Expropriation de millions de Congolais
10 millions de morts, qu’est-ce par rapport aux capitalisations boursières des plus grands groupes économiques mondiaux? Et cela ne justifie-t-il pas qu’on les enterre dans le silence ? Téléphones cellulaires, ordinateurs portables, cameras numériques, consoles vidéo, circuits intégrés… La prospérité, au vingt-et-unième siècle, cela vaut bien un massacre organisé et l’expropriation de millions de Congolais, pour exploiter en paix, via le Rwanda, les richesses fabuleuses de leur sous-sol.
En fait, même si ce sont des entreprises souvent directement contrôlées par l’armée rwandaise ou le gouvernement rwandais qui vendent ces tonnes de minerais congolais aux multinationales minières qui les raffinent et les commercialisent, chacun ferme les yeux sur l’origine première. C’est plus simple. Et personne ne s’étonne qu’un pays dépourvu de coltan et de cobalt en soit le premier fournisseur mondial. Circulez, il n’y a rien à voir.
L’argent du cobalt et du coltan tâché de sang
Et pourtant il aurait été si simple d’exploiter ces richesses au profit des citoyens de la République Démocratique du Congo, qui en étaient les légitimes détenteurs, sans passer par la guerre, l’extermination, la « profanation des vagins » dénoncée dès 2005 par le talentueux écrivain congolais Désiré Bolya Baenga, mort trop tôt, rongé par le silence qui, déjà, enveloppait l’horreur.
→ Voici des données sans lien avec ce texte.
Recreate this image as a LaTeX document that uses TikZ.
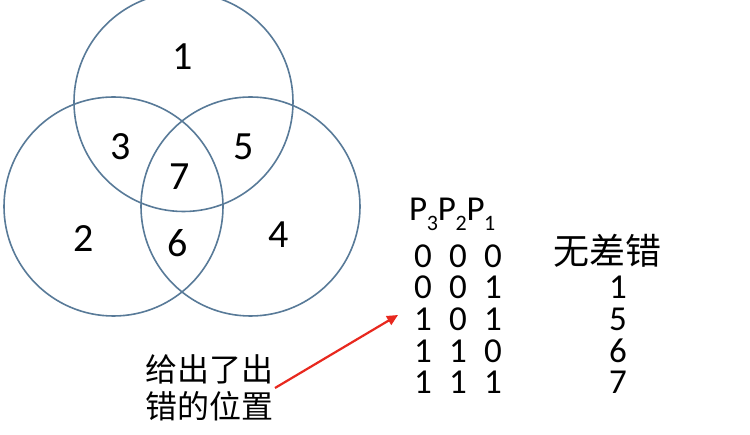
\documentclass[tikz,border=0pt]{standalone}
\usepackage{fontspec}
\setmainfont{Carlito}
\newfontfamily\cjk{Noto Sans CJK SC}
\usetikzlibrary{arrows.meta}
\definecolor{venn}{RGB}{88,122,152}
\definecolor{arrowred}{RGB}{232,40,30}
\tikzset{
  venncircle/.style={draw=venn, line width=1.6pt},
  region/.style={font=\fontsize{40}{40}\selectfont, inner sep=0pt},
  tabtext/.style={font=\fontsize{35}{35}\selectfont, inner sep=0pt, text height=22pt, text depth=0pt},
  cjklabel/.style={font=\cjk\fontsize{32}{37}\selectfont, inner sep=0pt, align=left},
  redarrow/.style={draw=arrowred, line width=2.2pt, -{Triangle[length=11pt,width=10pt]}}
}
\newcommand{\Psub}[1]{P\kern-0.5pt\raisebox{-0.28em}{\fontsize{22}{22}\selectfont #1}}
\begin{document}
\begin{tikzpicture}[x=1pt,y=-1pt]
\useasboundingbox (0,0) rectangle (750,435);
\fill[white] (0,0) rectangle (750,435);
\begin{scope}
\clip (0,0) rectangle (750,435);
\draw[venncircle] (183.5,102) circle[radius=109.5];
\draw[venncircle] (113.5,206.5) circle[radius=109.5];
\draw[venncircle] (250.5,206.5) circle[radius=109.5];
\end{scope}
% region numbers
\node[region] (r1) at (183,57) {1};
\node[region] (r3) at (121,147) {3};
\node[region] (r5) at (244,147) {5};
\node[region] (r7) at (180,177) {7};
\node[region] (r2) at (84,239) {2};
\node[region] (r6) at (178,243) {6};
\node[region] (r4) at (279,235) {4};
% table
\node[font=\fontsize{35}{35}\selectfont, inner sep=0pt, anchor=west] (hdr) at (409,214) {\Psub{3}\Psub{2}\Psub{1}};
\foreach \row/\y/\a/\b/\c in {0/257/0/0/0, 1/288/0/0/1, 2/320/1/0/1, 3/352/1/1/0, 4/383/1/1/1}{
  \node[tabtext] (c1-\row) at (423,\y) {\a};
  \node[tabtext] (c2-\row) at (458,\y) {\b};
  \node[tabtext] (c3-\row) at (493,\y) {\c};
}
\node[font=\cjk\fontsize{36}{36}\selectfont, inner sep=0pt] (noerr) at (607,251) {无差错};
\node[tabtext] (e1) at (618,288) {1};
\node[tabtext] (e5) at (618,320) {5};
\node[tabtext] (e6) at (618,352) {6};
\node[tabtext] (e7) at (618,383) {7};
% label and arrow
\node[cjklabel, anchor=west] (lbl) at (145,388) {给出了出\\错的位置};
\coordinate (tip) at (398,315);
\draw[redarrow] (275,388) -- (tip);
\end{tikzpicture}
\end{document}
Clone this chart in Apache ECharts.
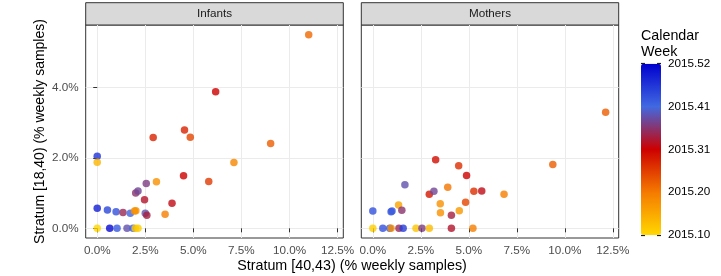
<!DOCTYPE html>
<html>
<head>
<meta charset="utf-8">
<script src="https://cdn.jsdelivr.net/npm/echarts@6/dist/echarts.min.js"></script>
<style>
  html, body { margin: 0; padding: 0; background: #fff; }
  #chart { width: 721px; height: 276px; }
</style>
</head>
<body>
<div id="chart"></div>
<script>
'use strict';
// facet values (percent of weekly samples)
var panels = ['Infants', 'Mothers'];

var infantsX = [11.0, 6.16, 4.54, 4.84, 2.91, 9.02, 0, 0, 7.11, 4.49, 5.8, 3.08, 2.55, 2.0, 2.12, 2.46, 3.89,
  0, 0.53, 0.98, 1.34, 1.72, 1.94, 2.01, 2.5, 2.58, 3.53, 0, 0.65, 1.03, 1.55, 1.86, 1.98, 2.12];
var infantsY = [5.5, 3.88, 2.79, 2.59, 2.58, 2.41, 2.05, 1.88, 1.87, 1.49, 1.33, 1.32, 1.27, 1.0, 1.06, 0.81, 0.71,
  0.57, 0.52, 0.47, 0.45, 0.43, 0.49, 0.5, 0.43, 0.37, 0.4, 0, 0, 0, 0, 0, 0, 0];
var infantsWeek = [2015.22, 2015.31, 2015.28, 2015.25, 2015.28, 2015.23, 2015.47, 2015.14, 2015.19, 2015.31, 2015.26,
  2015.18, 2015.37, 2015.36, 2015.38, 2015.33, 2015.32, 2015.49, 2015.45, 2015.44, 2015.35, 2015.42, 2015.18, 2015.18,
  2015.39, 2015.34, 2015.2, 2015.1, 2015.51, 2015.43, 2015.39, 2015.42, 2015.12, 2015.11];

var mothersX = [12.12, 9.37, 3.27, 4.47, 4.88, 1.67, 3.9, 2.94, 3.18, 5.26, 5.67, 6.83, 1.34, 3.51, 4.83, 0, 0.95, 1.0,
  1.51, 3.52, 4.5, 4.09, 0, 0.52, 0.88, 0.95, 1.36, 1.58, 2.25, 2.56, 2.94, 4.09, 5.21];
var mothersY = [3.3, 1.81, 1.95, 1.78, 1.5, 1.24, 1.17, 0.97, 1.05, 1.05, 1.06, 0.97, 0.66, 0.7, 0.74, 0.49, 0.47, 0.49,
  0.51, 0.44, 0.5, 0.37, 0, 0, 0, 0, 0, 0, 0, 0, 0, 0, 0];
var mothersWeek = [2015.23, 2015.23, 2015.30, 2015.27, 2015.31, 2015.39, 2015.21, 2015.29, 2015.38, 2015.27, 2015.32,
  2015.2, 2015.16, 2015.18, 2015.25, 2015.44, 2015.44, 2015.43, 2015.36, 2015.18, 2015.17, 2015.34, 2015.11, 2015.44,
  2015.43, 2015.18, 2015.35, 2015.46, 2015.12, 2015.37, 2015.13, 2015.33, 2015.2];

var xTicks = [0, 2.5, 5, 7.5, 10, 12.5];
var yTicks = [0, 2, 4];
var legendLabels = ['2015.10', '2015.20', '2015.31', '2015.41', '2015.52'];
var weekColors = ['#FFD700', '#F57A00', '#CD0000', '#4169E1', '#0000CD'];

function zip(xs, ys, ws) {
  var out = [];
  for (var i = 0; i < xs.length; i++) out.push([xs[i], ys[i], ws[i]]);
  return out;
}

var FONT = 'Liberation Sans, Arial, sans-serif';
var grids = [
  {left: 85.7, top: 25, width: 257.6, height: 213},
  {left: 361.3, top: 25, width: 257.4, height: 213}
];

function xAxisFor(i) {
  return {
    type: 'value', gridIndex: i, min: -0.6, max: 12.8,
    axisLine: {show: false},
    axisTick: {show: true, length: 4, lineStyle: {color: '#333333'}, customValues: xTicks},
    axisLabel: {customValues: xTicks, margin: 7, color: '#4D4D4D', fontSize: 11.7, fontFamily: FONT,
      formatter: function (v) { return v.toFixed(1) + '%'; }},
    splitLine: {show: true, lineStyle: {color: '#EBEBEB', width: 1}}
  };
}
function yAxisFor(i) {
  return {
    type: 'value', gridIndex: i, min: -0.275, max: 5.775,
    axisLine: {show: false},
    axisTick: {show: i === 0, length: 4, lineStyle: {color: '#333333'}, customValues: yTicks},
    axisLabel: {show: i === 0, customValues: yTicks, margin: 7, color: '#4D4D4D', fontSize: 11.7, fontFamily: FONT,
      formatter: function (v) { return v.toFixed(1) + '%'; }},
    splitLine: {show: true, lineStyle: {color: '#EBEBEB', width: 1}},
    name: i === 0 ? 'Stratum [18,40) (% weekly samples)' : '',
    nameLocation: 'middle', nameGap: 39,
    nameTextStyle: {color: '#000', fontSize: 14, fontFamily: FONT}
  };
}

var graphics = [];
panels.forEach(function (p, i) {
  var g = grids[i];
  graphics.push({type: 'rect', shape: {x: g.left, y: 2.7, width: g.width, height: 22.3},
    style: {fill: '#D9D9D9', stroke: '#333333', lineWidth: 1}});
  graphics.push({type: 'text', x: g.left + g.width / 2, y: 14,
    style: {text: p, fill: '#1A1A1A', font: '11.7px ' + FONT, textAlign: 'center', textVerticalAlign: 'middle'}});
});
graphics.push({type: 'text', x: 352, y: 266,
  style: {text: 'Stratum [40,43) (% weekly samples)', fill: '#000', font: '14.3px ' + FONT,
    textAlign: 'center', textVerticalAlign: 'middle'}});
graphics.push({type: 'text', x: 641, y: 44,
  style: {text: 'Calendar\nWeek', fill: '#000', font: '14.3px ' + FONT, lineHeight: 16,
    textAlign: 'left', textVerticalAlign: 'middle'}});

var chart = echarts.init(document.getElementById('chart'), null, {renderer: 'canvas'});
chart.setOption({
  animation: false,
  backgroundColor: '#fff',
  grid: [
    {left: grids[0].left, top: grids[0].top, width: grids[0].width, height: grids[0].height,
      show: true, borderColor: '#333333', borderWidth: 1, backgroundColor: '#fff'},
    {left: grids[1].left, top: grids[1].top, width: grids[1].width, height: grids[1].height,
      show: true, borderColor: '#333333', borderWidth: 1, backgroundColor: '#fff'},
    // colour bar tick labels
    {left: 641, top: 63.7, width: 20, height: 171.3, show: false}
  ],
  xAxis: [xAxisFor(0), xAxisFor(1), {type: 'value', gridIndex: 2, show: false}],
  yAxis: [yAxisFor(0), yAxisFor(1),
    {type: 'value', gridIndex: 2, min: 0, max: 4, interval: 1, position: 'left',
      axisLine: {show: false}, splitLine: {show: false}, axisLabel: {show: false},
      axisTick: {show: true, inside: true, length: 4, lineStyle: {color: '#1A1A1A', width: 1.2}}},
    {type: 'value', gridIndex: 2, min: 0, max: 4, interval: 1, position: 'right',
      axisLine: {show: false}, splitLine: {show: false},
      axisTick: {show: true, inside: true, length: 4, lineStyle: {color: '#1A1A1A', width: 1.2}},
      axisLabel: {margin: 7, color: '#000', fontSize: 11.7, fontFamily: FONT,
        formatter: function (v) { return legendLabels[v]; }}}
  ],
  visualMap: {
    type: 'continuous', min: 2015.10, max: 2015.52, dimension: 2, seriesIndex: [0, 1],
    left: 641, top: 63.7, itemWidth: 20, itemHeight: 171.3, padding: 0,
    calculable: false, text: null, showLabel: false, hoverLink: false,
    inRange: {color: weekColors}
  },
  graphic: graphics,
  series: [
    {type: 'scatter', xAxisIndex: 0, yAxisIndex: 0, symbolSize: 7.5,
      data: zip(infantsX, infantsY, infantsWeek)},
    {type: 'scatter', xAxisIndex: 1, yAxisIndex: 1, symbolSize: 7.5,
      data: zip(mothersX, mothersY, mothersWeek)}
  ]
});
</script>
</body>
</html>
Il faudra un jour, malgré tous les obstacles accumulés, que les criminels s’en expliquent, qu’ils soient américains, rwandais, européens, militaires, politiciens, hommes d’affaires. L’argent du cobalt, dont 90% de la production mondiale vient de RDC, et du coltan est tâché de tellement de sang qu’il finira pas brûler les mains qui l’ont mal gagné…
Charles Onana, Holocauste au Congo, Paris, L’Artilleur, 2023, préface de Charles Millon, ancien ministre de la Défense français.